The lecturer, sleek-haired, glib Philosophy Professor V. N. Kolbanovsky, said: "Ugly psychological leftovers of bourgeois ideology concerning marriage and love still exist here. . . . Bourgeois marriages are business marriages where love gets dirtied and trampled. ... In bourgeois countries the working girl, in order to get and hold a job, often has to pass through the boss's bed. ... In the bourgeois state children are not wanted in great numbers."
As the ultimate in horrible examples, he picked Chattanooga, Tenn., where, he asserted, there are five divorces to every marriage. This, he added, would soon reult in every woman having been married to every man.*
The days of Soviet divorce at a pen-scratch had been ended by 1944 decrees. New laws further restricting divorce are under consideration. Said Kolbanovsky: "The time will never come when parents are reduced to the function of producing children and handing their babies over to the state. . . . Love under Communism will become even more beautiful."
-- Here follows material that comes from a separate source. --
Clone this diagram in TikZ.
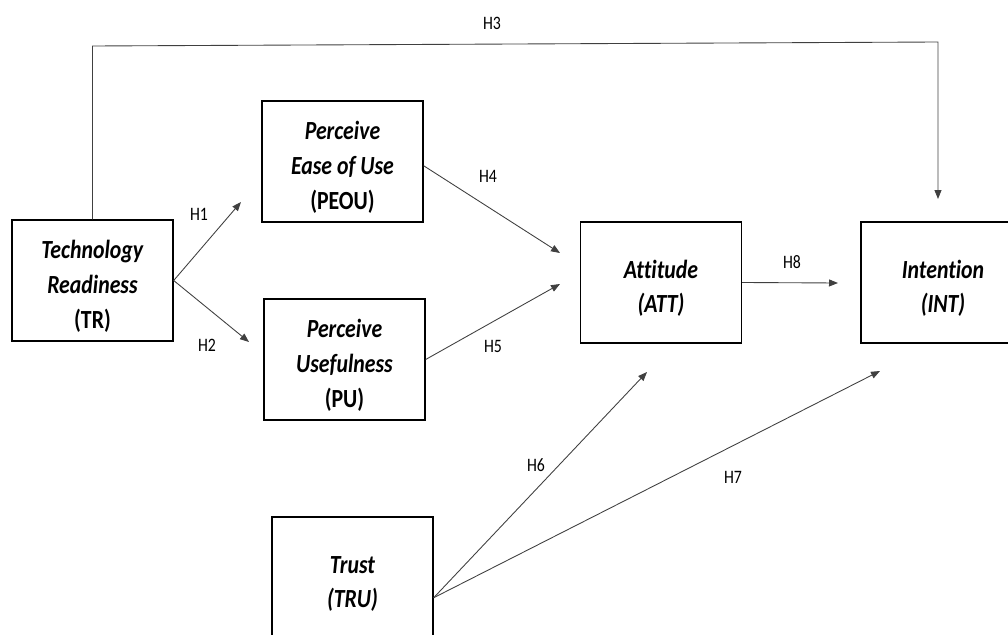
\documentclass[tikz,border=0pt]{standalone}
\usepackage{fontspec}
\setmainfont{Carlito}[Ligatures={NoCommon}]
\usetikzlibrary{arrows.meta}

\newcommand\tallbox[1]{\raisebox{0pt}[\dimexpr\height+6.8pt\relax]{\scalebox{1}[1.2]{\begin{tabular}{@{}c@{}}#1\end{tabular}}}}
\newcommand\tallword[1]{\scalebox{1}[1.2]{#1}}

\begin{document}
\begin{tikzpicture}[x=0.02cm, y=-0.02cm,
  factor/.style={draw, line width=0.8pt, minimum width=3.22cm, minimum height=2.42cm, inner sep=0pt, font=\bfseries\fontsize{12.4}{16.5}\selectfont},
  hlabel/.style={inner sep=0pt, font=\fontsize{9}{11}\selectfont},
  link/.style={draw=black!75, line width=0.5pt, -{Triangle[length=1.8mm,width=1.4mm]}}]

\useasboundingbox (0,0) rectangle (1008,635);
\clip (0,0) rectangle (1008,635);

\node[factor] (TR) at (92.5,280.5) {\tallbox{\textit{Technology}\\\textit{Readiness}\\(TR)}};
\node[factor] (PEOU) at (342.5,161.5) {\tallbox{\textit{Perceive}\\\textit{Ease of Use}\\(PEOU)}};
\node[factor] (PU) at (344.5,359.5) {\tallbox{\textit{Perceive}\\\textit{Usefulness}\\(PU)}};
\node[factor] (ATT) at (661,282.5) {\tallbox{\textit{Attitude}\\\textit{(ATT)}}};
\node[factor, minimum width=3.28cm] (INT) at (943,282.5) {\tallbox{\textit{Intention}\\\textit{(INT)}}};
\node[factor] (TRU) at (352.5,577.5) {\tallbox{\textit{Trust}\\\textit{(TRU)}}};

\foreach \n/\x/\y in {h1/241/202,h2/249/342,h3/938/199,h4/560/253,h5/560/284,h6/647/372,h7/880/371,h8/838/283}{
	\coordinate (\n) at (\x,\y);
}
\coordinate (h3a) at (92.5,46);
\coordinate (h3b) at (938,42);

\draw[link] (TR.north) -- (h3a) -- (h3b) -- (h3);
\foreach \u \v in {
TR.east/h1%
,TR.east/h2%
,PEOU.-3/h4%
,PU.east/h5%
,ATT.east/h8%
,TRU.-14/h6%
,TRU.-14/h7%
}{
	\draw[link] (\u) -- (\v);
}

\foreach \n/\x/\y in {H1/199/214,H2/207/345,H3/492/23,H4/488/176,H5/493/346,H6/536/465,H7/733/477,H8/792/262}{
	\node[hlabel] (\n) at (\x,\y) {\tallword{\n}};
}

\end{tikzpicture}
\end{document}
*In the 100 years since Karl Marx's Communist Manifesto espoused "an open, legalized community of women," few subjects have been more frequently disputed by Marxists. Lenin, in one of his sharpest departures from Marxism, vehemently rejected "free love" on the ground that "love is more than drinking a glass of water." But Alexandra Kollontay, who instituted the Soviet system of easy divorce in 1917, was called "Russia's only real Communist" because of her advocacy of free love
*The facts: in twelve months ending April 1, Chattanooga had 720 marriages, 1,563 divorces. At this rate it would take 3,271,152 years for each of Chattanooga's 51,503 nubile females to marry all of its 45,750 nubile males.